En ce qui concerne les pays africains, le rôle de l’Ouganda a déjà été abordé ci-dessus. Le président tanzanien a joué un rôle important en amenant les parties en conflit à la table des négociations à Arusha, ainsi que durant tout le processus de négociation. Le président zaïrois Mobutu Sese Seko participa également aux négociations de cessez-le-feu immédiatement après le début des hostilités. Le Zaïre n’a plus joué ensuite qu’un rôle secondaire. Lorsque le conflit éclata en octobre 1990, le Zaïre envoya 500 hommes au Rwanda pour aider les FAR à repousser l’invasion du FPR. Plusieurs semaines après leur arrivée, ces troupes furent retirées sous prétexte de manque de discipline et de maltraitance de civils rwandais (Human Rights Watch/Arms Project, 1994).

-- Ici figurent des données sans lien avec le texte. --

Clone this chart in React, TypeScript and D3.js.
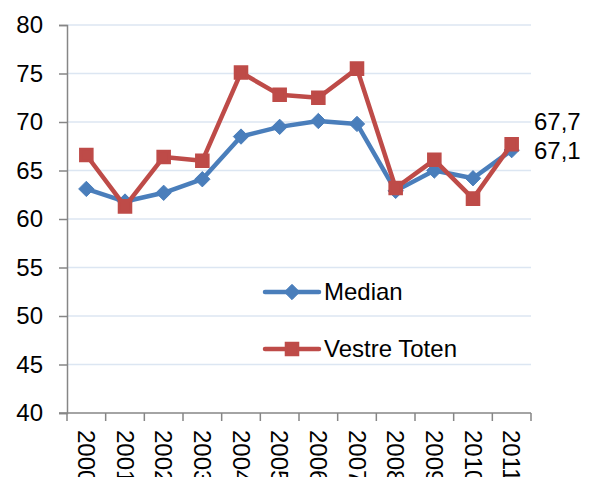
import React, { useEffect, useRef } from "react";
import * as d3 from "d3";

const years = ["2000", "2001", "2002", "2003", "2004", "2005", "2006", "2007", "2008", "2009", "2010", "2011"];
const median = [63.1, 61.8, 62.7, 64.1, 68.5, 69.5, 70.1, 69.8, 62.9, 65.0, 64.2, 67.1];
const vestreToten = [66.6, 61.3, 66.4, 66.0, 75.1, 72.8, 72.5, 75.5, 63.2, 66.1, 62.1, 67.7];
const yTicks = [40, 45, 50, 55, 60, 65, 70, 75, 80];

const BLUE = "#4a7ebb";
const RED = "#be4b48";

const App = () => {
  const svgRef = useRef<SVGSVGElement>(null);

  useEffect(() => {
    const svg = d3.select(svgRef.current);
    svg.selectAll("*").remove();

    const left = 67, right = 531, top = 25, bottom = 413;
    const x = d3.scaleBand().domain(years).range([left, right]);
    const y = d3.scaleLinear().domain([40, 80]).range([bottom, top]);
    const font = "'Liberation Sans', Arial, sans-serif";
    const fs = 24;

    // gridlines
    svg.append("g")
      .selectAll("line")
      .data(yTicks.filter((t) => t > 40))
      .join("line")
      .attr("x1", left)
      .attr("x2", right)
      .attr("y1", (d) => y(d))
      .attr("y2", (d) => y(d))
      .attr("stroke", "#dce6f2")
      .attr("stroke-width", 1.5);

    // y axis
    const yAxis = svg.append("g")
      .attr("transform", `translate(${left},0)`)
      .call(d3.axisLeft(y).tickValues(yTicks).tickSize(8).tickPadding(16));
    yAxis.select(".domain").attr("stroke", "#868686").attr("stroke-width", 1.5);
    yAxis.selectAll(".tick line").attr("stroke", "#868686").attr("stroke-width", 1.5);
    yAxis.selectAll("text")
      .attr("font-family", font)
      .attr("font-size", fs)
      .attr("fill", "#000");

    // x axis
    const xAxis = svg.append("g").attr("transform", `translate(0,${bottom})`);
    xAxis.append("line")
      .attr("x1", left - 8)
      .attr("x2", right)
      .attr("stroke", "#868686")
      .attr("stroke-width", 1.5);
    xAxis.selectAll(".xt")
      .data([...years.map((d) => x(d) as number), right])
      .join("line")
      .attr("class", "xt")
      .attr("x1", (d) => d)
      .attr("x2", (d) => d)
      .attr("y1", 0)
      .attr("y2", 8)
      .attr("stroke", "#868686")
      .attr("stroke-width", 1.5);
    xAxis.selectAll("text")
      .data(years)
      .join("text")
      .attr("transform", (d) => `translate(${(x(d) as number) + x.bandwidth() / 2},17) rotate(90)`)
      .attr("dy", "0.35em")
      .attr("font-family", font)
      .attr("font-size", fs)
      .attr("fill", "#000")
      .text((d) => d);

    const cx = (d: string) => (x(d) as number) + x.bandwidth() / 2;

    const drawSeries = (vals: number[], color: string, marker: "diamond" | "square") => {
      const line = d3.line<number>().x((_, i) => cx(years[i])).y((d) => y(d));
      svg.append("path")
        .datum(vals)
        .attr("d", line)
        .attr("fill", "none")
        .attr("stroke", color)
        .attr("stroke-width", 4.5)
        .attr("stroke-linejoin", "round");
      const sym = d3.symbol()
        .type(marker === "diamond" ? d3.symbolDiamond2 : d3.symbolSquare2)
        .size(marker === "diamond" ? 150 : 170);
      svg.append("g")
        .selectAll("path")
        .data(vals)
        .join("path")
        .attr("transform", (d, i) => `translate(${cx(years[i])},${y(d)})`)
        .attr("d", sym as any)
        .attr("fill", color)
        .attr("stroke", color)
        .attr("stroke-width", marker === "diamond" ? 1 : 3);
    };

    drawSeries(median, BLUE, "diamond");
    drawSeries(vestreToten, RED, "square");

    // end labels
    svg.append("text")
      .attr("x", 534).attr("y", 130)
      .attr("font-family", font).attr("font-size", fs).attr("fill", "#000")
      .text(vestreToten[vestreToten.length - 1].toFixed(1).replace(".", ","));
    svg.append("text")
      .attr("x", 534).attr("y", 159)
      .attr("font-family", font).attr("font-size", fs).attr("fill", "#000")
      .text(median[median.length - 1].toFixed(1).replace(".", ","));

    // legend
    const legend = [
      { name: "Median", color: BLUE, type: d3.symbolDiamond2, size: 150, y: 292 },
      { name: "Vestre Toten", color: RED, type: d3.symbolSquare2, size: 170, y: 349 },
    ];
    const lg = svg.append("g").selectAll("g").data(legend).join("g");
    lg.append("line")
      .attr("x1", 265).attr("x2", 319)
      .attr("y1", (d) => d.y).attr("y2", (d) => d.y)
      .attr("stroke", (d) => d.color)
      .attr("stroke-width", 4.5)
      .attr("stroke-linecap", "round");
    lg.append("path")
      .attr("transform", (d) => `translate(292,${d.y})`)
      .attr("d", (d) => d3.symbol().type(d.type).size(d.size)() as string)
      .attr("fill", (d) => d.color)
      .attr("stroke", (d) => d.color)
      .attr("stroke-width", (d) => (d.name === "Median" ? 1 : 3));
    lg.append("text")
      .attr("x", 324)
      .attr("y", (d) => d.y + 8)
      .attr("font-family", font)
      .attr("font-size", fs)
      .attr("fill", "#000")
      .text((d) => d.name);
  }, []);

  return (
    <svg ref={svgRef} width={589} height={477} style={{ position: "absolute", left: 0, top: 0, background: "#fff" }} />
  );
};

export default App;
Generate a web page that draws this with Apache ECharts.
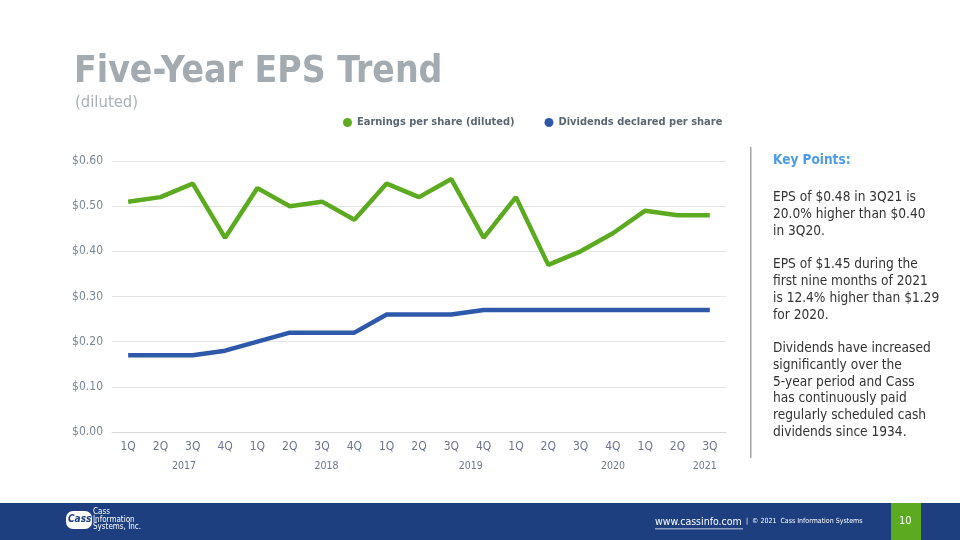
<!DOCTYPE html>
<html>
<head>
<meta charset="utf-8">
<script src="https://cdn.jsdelivr.net/npm/echarts@6/dist/echarts.min.js"></script>
<style>
  html, body { margin:0; padding:0; width:960px; height:540px; overflow:hidden; background:#fff; }
  #chart { width:960px; height:540px; }
</style>
</head>
<body>
<div id="chart"></div>
<script>
var quarters = ['1Q','2Q','3Q','4Q','1Q','2Q','3Q','4Q','1Q','2Q','3Q','4Q','1Q','2Q','3Q','4Q','1Q','2Q','3Q'];
var eps = [0.51,0.52,0.55,0.43,0.54,0.50,0.51,0.47,0.55,0.52,0.56,0.43,0.52,0.37,0.40,0.44,0.49,0.48,0.48];
var dividends = [0.17,0.17,0.17,0.18,0.20,0.22,0.22,0.22,0.26,0.26,0.26,0.27,0.27,0.27,0.27,0.27,0.27,0.27,0.27];
var yearLabels = ['2017','2018','2019','2020','2021'];
var yearPositions = [1.73, 6.14, 10.6, 15.0, 17.84];
var seriesNames = ['Earnings per share (diluted)', 'Dividends declared per share'];
var keyPointsTitle = 'Key Points:';
var keyPoints = [
  'EPS of $0.48 in 3Q21 is\n20.0% higher than $0.40\nin 3Q20.',
  'EPS of $1.45 during the\nfirst nine months of 2021\nis 12.4% higher than $1.29\nfor 2020.',
  'Dividends have increased\nsignificantly over the\n5-year period and Cass\nhas continuously paid\nregularly scheduled cash\ndividends since 1934.'
];

var font = '"DejaVu Sans", Verdana, sans-serif';
var cfont = '"DejaVu Sans Condensed", "DejaVu Sans", sans-serif';
var chart = echarts.init(document.getElementById('chart'), null, {renderer:'canvas'});

var graphics = [
  {type:'text', left:74, top:54, style:{text:'Five-Year EPS Trend', fill:'#A3ABB1', font:'bold 37px ' + cfont}},
  {type:'text', left:75, top:94, style:{text:'(diluted)', fill:'#A9B0B6', font:'16.5px ' + cfont}},
  {type:'rect', shape:{x:750, y:147, width:1.5, height:311}, style:{fill:'#A6A6A6'}},
  {type:'text', left:773, top:153, style:{text:keyPointsTitle, fill:'#4A9BE8', font:'bold 13.5px ' + cfont}},
  {type:'text', left:773, top:189, style:{text:keyPoints[0], fill:'#333333', font:'13.6px ' + cfont, lineHeight:17}},
  {type:'text', left:773, top:256, style:{text:keyPoints[1], fill:'#333333', font:'13.6px ' + cfont, lineHeight:17}},
  {type:'text', left:773, top:340, style:{text:keyPoints[2], fill:'#333333', font:'13.6px ' + cfont, lineHeight:16.8}},
  {type:'rect', shape:{x:0, y:503, width:960, height:37}, style:{fill:'#1D3F80'}},
  {type:'rect', shape:{x:891, y:503, width:30, height:37}, style:{fill:'#5BAA1F'}},
  {type:'text', left:899, top:516, style:{text:'10', fill:'#ffffff', font:'11px ' + cfont}},
  {type:'text', left:655, top:517, style:{text:'www.cassinfo.com', fill:'#ffffff', font:'10.5px ' + cfont}},
  {type:'rect', shape:{x:655, y:528.5, width:88, height:0.8}, style:{fill:'#ffffff'}},
  {type:'text', left:746, top:518, style:{text:'|  \u00a9 2021  Cass Information Systems', fill:'#ffffff', font:'7px ' + cfont}},
  {type:'rect', shape:{x:66, y:511, width:26, height:18, r:7}, style:{fill:'#ffffff'}},
  {type:'text', left:68, top:514, style:{text:'Cass', fill:'#1D3F80', font:'italic bold 10px ' + cfont}},
  {type:'text', left:93, top:508, style:{text:'Cass\nInformation\nSystems, Inc.', fill:'#ffffff', font:'8px ' + cfont, lineHeight:7.5}}
];

chart.setOption({
  backgroundColor:'#ffffff',
  animation:false,
  textStyle:{fontFamily:cfont},
  legend:{
    data:seriesNames,
    top:112,
    left:338,
    icon:'circle',
    itemWidth:9,
    itemHeight:9,
    itemGap:30,
    textStyle:{color:'#5C6670', fontSize:11, fontWeight:'bold', fontFamily:cfont}
  },
  grid:{left:112, right:234, top:161, bottom:108, containLabel:false},
  xAxis:[
    {
      type:'category',
      data:quarters,
      boundaryGap:true,
      axisLine:{show:true, lineStyle:{color:'#D9D9D9'}},
      axisTick:{show:false},
      axisLabel:{color:'#6B7590', fontSize:12, margin:9, interval:0, fontFamily:cfont}
    },
    {
      type:'value',
      position:'bottom',
      min:-0.5,
      max:18.5,
      axisLine:{show:false},
      axisTick:{show:false},
      splitLine:{show:false},
      axisLabel:{
        show:true,
        customValues:yearPositions,
        color:'#6B7590',
        fontSize:10.5,
        margin:29,
        fontFamily:cfont,
        formatter:function(v){
          for (var i=0;i<yearPositions.length;i++){ if (Math.abs(yearPositions[i]-v)<1e-6) return yearLabels[i]; }
          return '';
        }
      }
    }
  ],
  yAxis:{
    type:'value',
    min:0,
    max:0.6,
    interval:0.1,
    axisLine:{show:false},
    axisTick:{show:false},
    splitLine:{lineStyle:{color:'#E3E3E3'}},
    axisLabel:{color:'#7A8499', fontSize:12, margin:9, fontFamily:cfont, formatter:function(v){return '$' + v.toFixed(2);}}
  },
  series:[
    {
      name:seriesNames[0],
      type:'line',
      data:eps,
      xAxisIndex:0,
      symbol:'none',
      lineStyle:{color:'#5BAA1F', width:4.5},
      itemStyle:{color:'#5BAA1F'}
    },
    {
      name:seriesNames[1],
      type:'line',
      data:dividends,
      xAxisIndex:0,
      symbol:'none',
      lineStyle:{color:'#2E58AA', width:4.5},
      itemStyle:{color:'#2E58AA'}
    }
  ],
  graphic:graphics
});
</script>
</body>
</html>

À la suite de l’accord d’Arusha du 4 août 1993, les Nations Unies devinrent un des grands acteurs du conflit. En marge des gouvernements et des institutions internationales, les groupes de défense des droits de l’homme jouèrent un rôle important de 1990 à 1994 en émettant régulièrement des rapports dénonçant les violations des droits de l’homme par le régime d’Habyarimana.

L’influence réelle de la communauté internationale est difficilement mesurable. Cependant, la menace proférée en mars 1993 de mettre fin à l’aide, en réaction à une publication d’un rapport sur les droits de l’homme accusant Habyarimana de la mort d’au moins 2 000 civils, est généralement considérée comme l’élément qui a incité le président rwandais à reprendre les pourparlers de paix avec le FPR (Reyntjens, 1994).